As we look at the intersection of AI in art in the modern day, there is arguably no figure who has garnered more attention as Turkish new media artist Refik Anadol. Born in Istanbul in 1985, Anadol watched Blade Runner when he was eight and recalls the “profound” effect it had on his imagination. In that same year, his family bought a home computer. This early fascination with film and technology would come to anticipate the immersive data sculptures he is globally known for today. Much like Do Androids Dream of Electric Sheep?, the dystopian novel that inspired Blade Runner, Anadol has built his career pondering on the question: If machines can learn, can they dream?

Instead of pigment, Anadol uses data sets and machine learning as his material of choice to paint breathtaking installations that challenge our perception of space, time and narrative. Surely by now, you’ve seen his work. Whether across historical architecture, such as Barcelona’s Casa Battló, Florence’s Palazzo Strozzie and Los Angeles’ Walt Disney Concert Hall, to his latest solo exhibition at Jeffrey Deitch and the monumental installation at the Museum of Modern Art in New York City, ‘Unsupervised”.

But looking back to 2019, we had the opportunity to introduce Anadol to the states — utilizing ARTECHOUSE’s technological infrastructure to collaborate on his first solo exhibition in the US. We have worked side-by-side with the artist on four collaborations, including Infinite Space in DC and Miami, and Machine Hallucination, which launched ARTECHOUSE NYC in 2019, and then was reprised in 2021 due to popular demand along with a monumental NFT release. 

“If the doors of perception were cleansed,” wrote the acclaimed English artist William Blake, “everything would appear to man as it is — infinite.” Anadol approached Infinite Spaces with this conceptual framework in mind. Housed at both our DC and Miami locations, the exhibition was defined by a rhythmic and pulsating energy that aimed to explore memories and dreams through the mind of a machine using data sets from human ephemera, intergalactic photographs, along with historical archives and geological activity.

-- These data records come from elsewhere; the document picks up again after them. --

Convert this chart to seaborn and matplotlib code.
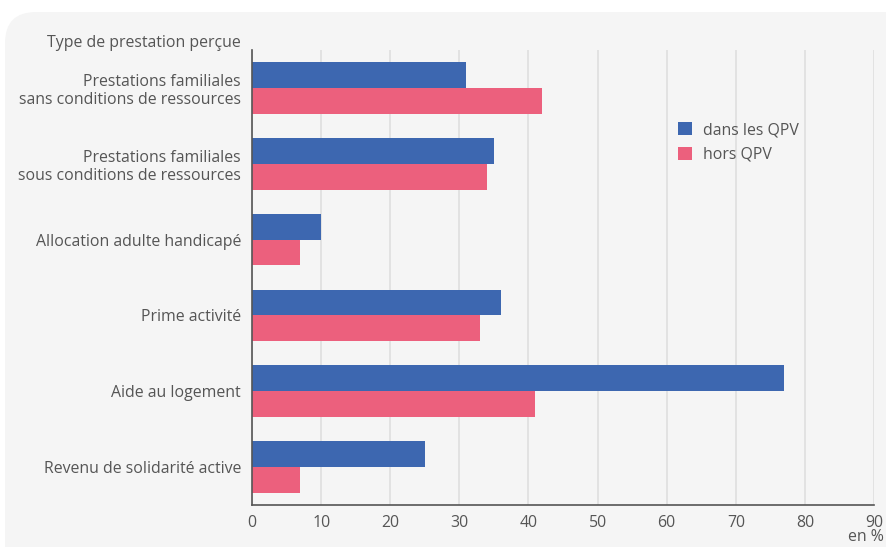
import matplotlib
matplotlib.use("Agg")
import matplotlib.pyplot as plt
import seaborn as sns
import pandas as pd
from matplotlib.patches import FancyBboxPatch, Patch

categories = [
    "Prestations familiales\nsans conditions de ressources",
    "Prestations familiales\nsous conditions de ressources",
    "Allocation adulte handicapé",
    "Prime activité",
    "Aide au logement",
    "Revenu de solidarité active",
]
series = ["dans les QPV", "hors QPV"]
dans_qpv = [31, 35, 10, 36, 77, 25]
hors_qpv = [42, 34, 7, 33, 41, 7]
x_ticks = [0, 10, 20, 30, 40, 50, 60, 70, 80, 90]

colors = {"dans les QPV": "#3D67B0", "hors QPV": "#EC607D"}
txt = "#555555"
fs = 11.4

df = pd.DataFrame({
    "cat": categories * 2,
    "serie": [series[0]] * len(categories) + [series[1]] * len(categories),
    "val": dans_qpv + hors_qpv,
})

sns.set_theme(style="white")
plt.rcParams["font.family"] = ["Open Sans", "DejaVu Sans"]

W, H = 887, 547
fig = plt.figure(figsize=(W / 100, H / 100), dpi=100, facecolor="white")
panel = FancyBboxPatch((5 / W, -0.1), 1.2, (H - 12) / H + 0.1,
                       boxstyle="round,pad=0,rounding_size=0.035",
                       transform=fig.transFigure, facecolor="#F5F5F5",
                       edgecolor="none", zorder=-10, mutation_aspect=W / H)
fig.patches.append(panel)

ax = fig.add_axes([252 / W, 1 - 505 / H, (874 - 252) / W, (505 - 50) / H])
ax.set_zorder(1)
ax.set_facecolor("none")
sns.barplot(data=df, y="cat", x="val", hue="serie", palette=colors,
            orient="h", width=0.68, saturation=1, ax=ax, legend=False,
            linewidth=0, zorder=3)
ax.set_xlim(0, 90)
ax.set_ylim(len(categories) - 0.5, -0.5)
ax.set_xticks(x_ticks)
ax.set_xticklabels([str(t) for t in x_ticks], color=txt, fontsize=fs)
ax.tick_params(axis="y", labelsize=fs, labelcolor=txt, length=0, pad=8)
ax.tick_params(axis="x", length=0, pad=7)
for lab in ax.get_yticklabels():
    lab.set_horizontalalignment("right")
    lab.set_multialignment("right")
ax.set_xlabel("")
ax.set_ylabel("")
ax.grid(axis="x", color="#DFDFDF", linewidth=1.2, zorder=0)
for s in ["top", "right"]:
    ax.spines[s].set_visible(False)
for s in ["left", "bottom"]:
    ax.spines[s].set_color("#555555")
    ax.spines[s].set_linewidth(1.2)
    ax.spines[s].set_zorder(4)

fig.text(241 / W, 1 - 43 / H, "Type de prestation perçue", ha="right",
         va="center", fontsize=fs, color=txt)
fig.text(884 / W, 1 - 537 / H, "en %", ha="right", va="center",
         fontsize=fs, color=txt)

handles = [Patch(facecolor=colors[s], edgecolor="none") for s in series]
ax.legend(handles, series, loc="upper left",
          bbox_to_anchor=((664 - 252) / (874 - 252), 1 - (108 - 50) / 455),
          frameon=False, fontsize=fs, handlelength=0.85, handleheight=0.85,
          handletextpad=0.7, labelspacing=0.55, labelcolor=txt)

fig.savefig("out.png", dpi=100, facecolor="white")
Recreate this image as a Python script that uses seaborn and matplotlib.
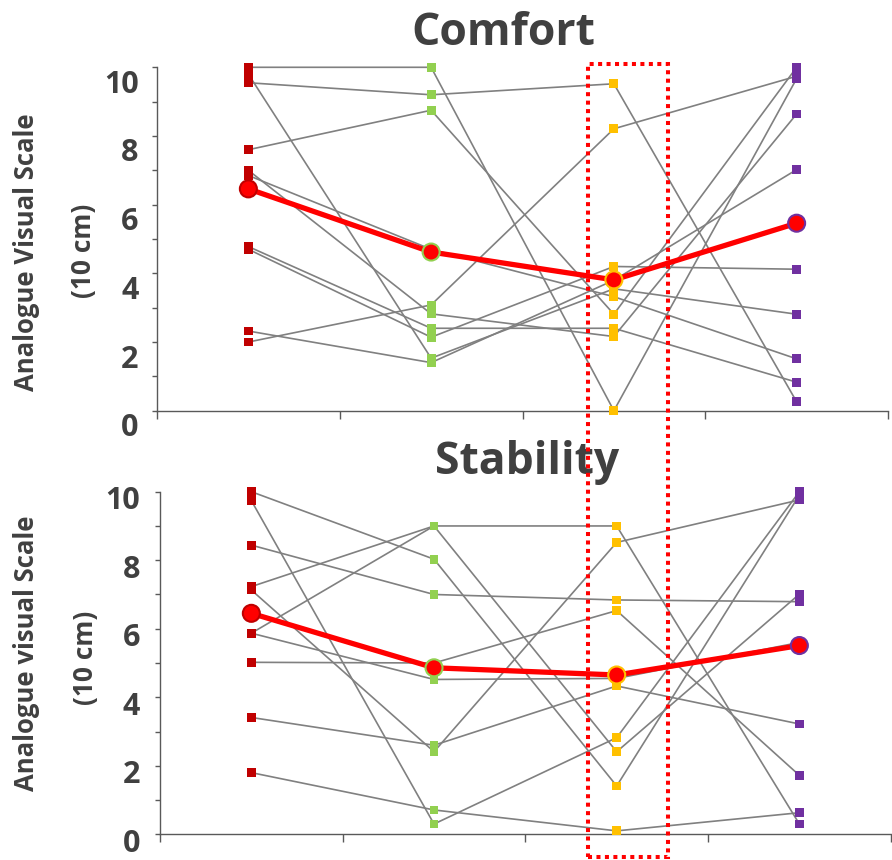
import matplotlib
matplotlib.use("Agg")
import matplotlib.pyplot as plt
import seaborn as sns
import pandas as pd
from matplotlib.transforms import ScaledTranslation
from matplotlib.patches import Rectangle

# ---------------- data ----------------
conditions = ["Condition 1", "Condition 2", "Condition 3", "Condition 4"]
cond_colors = ["#C00000", "#92D050", "#FFC000", "#7030A0"]
subjects = ["S1", "S2", "S3", "S4", "S5", "S6", "S7", "S8", "S9", "S10"]

comfort_c1 = [10.0, 9.8, 9.55, 7.6, 7.0, 6.85, 4.78, 4.7, 2.32, 2.0]
comfort_c2 = [10.0, 1.53, 9.2, 8.75, 2.82, 4.7, 2.4, 2.14, 1.4, 3.08]
comfort_c3 = [0.0, 3.55, 9.52, 2.81, 2.16, 3.32, 2.4, 4.2, 3.8, 8.21]
comfort_c4 = [9.67, 2.81, 0.26, 10.0, 8.64, 1.51, 0.83, 4.12, 7.02, 9.74]
comfort_mean = [6.46, 4.62, 3.81, 5.46]

stability_c1 = [10.0, 9.74, 8.44, 7.23, 7.13, 5.87, 5.87, 5.02, 3.41, 1.8]
stability_c2 = [8.03, 0.30, 7.0, 9.0, 2.41, 9.0, 4.52, 5.0, 2.6, 0.71]
stability_c3 = [1.41, 2.82, 6.84, 9.0, 8.52, 2.41, 4.55, 6.53, 4.33, 0.1]
stability_c4 = [9.9, 10.0, 6.79, 0.30, 9.76, 7.01, 5.6, 1.72, 3.22, 0.63]
stability_mean = [6.45, 4.86, 4.65, 5.51]

panel_titles = ["Comfort", "Stability"]
ylabels_1 = ["Analogue Visual Scale", "Analogue visual Scale"]
ylabel_2 = "(10 cm)"
y_ticks = [0, 2, 4, 6, 8, 10]


def long_frame(cols):
    rows = []
    for ci, vals in enumerate(cols):
        for s, v in zip(subjects, vals):
            rows.append({"subject": s, "condition": conditions[ci],
                         "pos": ci + 0.5, "value": v})
    return pd.DataFrame(rows)


comfort_df = long_frame([comfort_c1, comfort_c2, comfort_c3, comfort_c4])
stability_df = long_frame([stability_c1, stability_c2, stability_c3, stability_c4])
comfort_mean_df = pd.DataFrame({"condition": conditions,
                                "pos": [i + 0.5 for i in range(4)],
                                "value": comfort_mean})
stability_mean_df = pd.DataFrame({"condition": conditions,
                                  "pos": [i + 0.5 for i in range(4)],
                                  "value": stability_mean})

# ---------------- style ----------------
sns.set_style("ticks")
plt.rcParams["font.family"] = ["Open Sans", "DejaVu Sans"]
TXT = "#404040"
AX = "#595959"

W, H = 892, 860
fig = plt.figure(figsize=(W / 100, H / 100), dpi=100)


def fx(px):
    return px / W


def fy(py):
    return 1 - py / H


ax_top = fig.add_axes([fx(157), fy(410.7), fx(888 - 157), (410.7 - 67.3) / H])
ax_bot = fig.add_axes([fx(160), fy(834.3), fx(890.7 - 160), (834.3 - 491.7) / H])

panels = [
    (ax_top, comfort_df, comfort_mean_df, 14, 9.5),
    (ax_bot, stability_df, stability_mean_df, 6, 10.5),
]

for ax, df, mdf, yoff, pad in panels:
    sns.lineplot(data=df, x="pos", y="value", units="subject", estimator=None,
                 color="#808080", linewidth=1.2, ax=ax, legend=False, sort=False,
                 zorder=2, clip_on=False)
    sns.scatterplot(data=df, x="pos", y="value", hue="condition",
                    palette=cond_colors, marker="s", s=40, linewidth=0,
                    ax=ax, legend=False, zorder=3, clip_on=False)
    sns.lineplot(data=mdf, x="pos", y="value", color="#FF0000", linewidth=3.8,
                 ax=ax, legend=False, sort=False, zorder=4, clip_on=False)
    sns.scatterplot(data=mdf, x="pos", y="value", color="#FF0000",
                    edgecolor=cond_colors, linewidth=1.5, s=150, marker="o",
                    ax=ax, legend=False, zorder=5, clip_on=False)

    ax.set_xlim(0, 4)
    ax.set_ylim(0, 10)
    ax.set_xticks([0, 1, 2, 3, 4])
    ax.set_xticklabels([])
    ax.set_yticks(y_ticks)
    ax.set_yticks([1, 3, 5, 7, 9], minor=True)
    ax.set_xlabel("")
    ax.set_ylabel("")
    for sp in ["top", "right"]:
        ax.spines[sp].set_visible(False)
    for sp in ["left", "bottom"]:
        ax.spines[sp].set_color(AX)
        ax.spines[sp].set_linewidth(1.0)
    ax.tick_params(axis="y", which="both", direction="out", length=3.8,
                   width=1.0, color=AX, pad=pad)
    ax.tick_params(axis="x", which="major", direction="out", length=5.5,
                   width=1.0, color=AX)
    ax.set_yticklabels([str(t) for t in y_ticks], fontsize=22,
                       fontweight="bold", color=TXT)
    for lab in ax.get_yticklabels():
        lab.set_transform(lab.get_transform() +
                          ScaledTranslation(0, -yoff / 100, fig.dpi_scale_trans))

# titles
fig.text(fx(503), fy(45), panel_titles[0], ha="center", va="baseline",
         fontsize=32, fontweight="bold", color=TXT)
fig.text(fx(527), fy(474), panel_titles[1], ha="center", va="baseline",
         fontsize=32, fontweight="bold", color=TXT)

# y labels (two lines, widely spaced)
fig.text(fx(27), fy(252), ylabels_1[0], rotation=90, ha="center", va="center",
         fontsize=18.5, fontweight="bold", color=TXT)
fig.text(fx(84), fy(251), ylabel_2, rotation=90, ha="center", va="center",
         fontsize=19, fontweight="bold", color=TXT)
fig.text(fx(27), fy(653), ylabels_1[1], rotation=90, ha="center", va="center",
         fontsize=18.5, fontweight="bold", color=TXT)
fig.text(fx(85), fy(658), ylabel_2, rotation=90, ha="center", va="center",
         fontsize=19, fontweight="bold", color=TXT)

# dotted highlight box around the third condition (spans both panels)
rect = Rectangle((fx(587.7), fy(857)), fx(668 - 587.7), (857 - 64) / H,
                 transform=fig.transFigure, fill=False, edgecolor="#FF0000",
                 linewidth=2.9, linestyle=(0, (1, 1.1)), zorder=10)
fig.add_artist(rect)

fig.savefig("out.png", dpi=100)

These were then translated into hypnotizing sculptures and living paintings in a context that astounded audiences.. 

Boxes were fabricated that allowed visitors to step inside the idea of infinity, as opposed to observing a concept simply on a flatscreen. “What was really unique about the ARTECHOUSE project, I was able to finally find a place where I can compile all the ideas in one location, one point of view where people can immerse themselves with similarities on the surface, but depth is still available.” 

Within each collaboration, Anadol has looked to shape and reshape the way in which we understand the natural and built environment. Machine Hallucination was created by using 100 million architectural images of New York, which were then reimagined across an immersive environment that emitted the city’s collective memories and its potential future. “When I saw the technological infrastructure in New York, that was it,” recalled Anadol, when reflecting on how he first worked with our studio. “It’s the future of cinema. And I think we’ve made it.”

While some fear the capabilities of AI, Anadol reasserts that science, art and technology have always been interlinked throughout the centuries. One only needs to think of the great Leonardo Da Vinci to be reminded of this fact. Like an invisible ray of light, Anadol is “trying to find the poetry inside those datasets to create a new meaning beyond what data means.”

Despite his unflinching optimism, Anadol isn’t naive to the dangers that can be brought on by AI if used in the wrong hands. “Purposeful questions and purposeful reason” will be needed in bringing stability and progress for all sectors of society and not just a select few, he asserts. “Can we use AI to enhance our cognitive capacity? Can we learn better? Can we remember better? What would happen if we had the chance to create a machine that enhanced our capacity of imagination?”